2. General Nguyen Ngoc Loan Executing a VietCong Prisoner in Saigon – Eddie Adams
In 1968, South Vietnamese National Police Chief Nguyễn Ngọc Loan executed a Viet Cong member at point-blank range. Captured by Associate Press reporter Eddie Adams, the image of the event became the defining image that sparked the anti-war movement, eventually winning the prestigious 1969 Pulitzer Prize in News Photography.
The photograph became widely famous and was so influential that it helped convince President Jimmy Carter to provide asylum for nearly 200 000 Vietnamese refugees. Adams himself disapproved of the photograph and denied acceptance of the Pulitzer Prize. Adams also publicly apologized to General Loan for the destructive effect the photograph had on his life. In some ways, Adams thought Loan to be a hero.

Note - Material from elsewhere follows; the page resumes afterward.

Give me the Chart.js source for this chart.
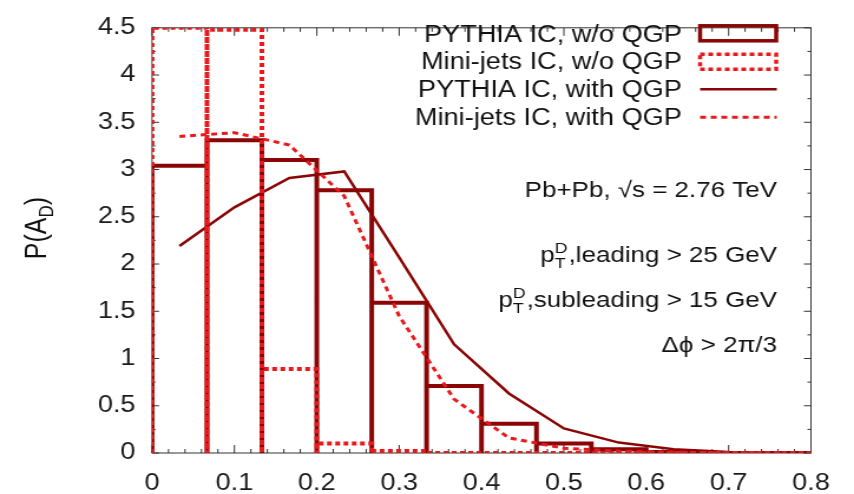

1. Burning Alive in Vietnam – Huỳnh Công “Nick” Út
Napalm first hit Vietnam’s Trang Bang village in 1972 by the South Vietnamese. Huỳnh Công “Nick” Út, an Associated Press photographer, was there to capture the disturbing image of 9-year old Kim Phuc running away from the bombed village, her clothes completely burned away. In Út’s own words, it was one of the worst things he had ever seen, and after refusing to take any more pictures he gave the young girl water. At the time, Út was shooting so rapidly that he did not know, until later, what the photograph looked like. For its graphic and horrifying portrait of casualties of war, it has earned its status as one of 20th-century’s most powerful photographs.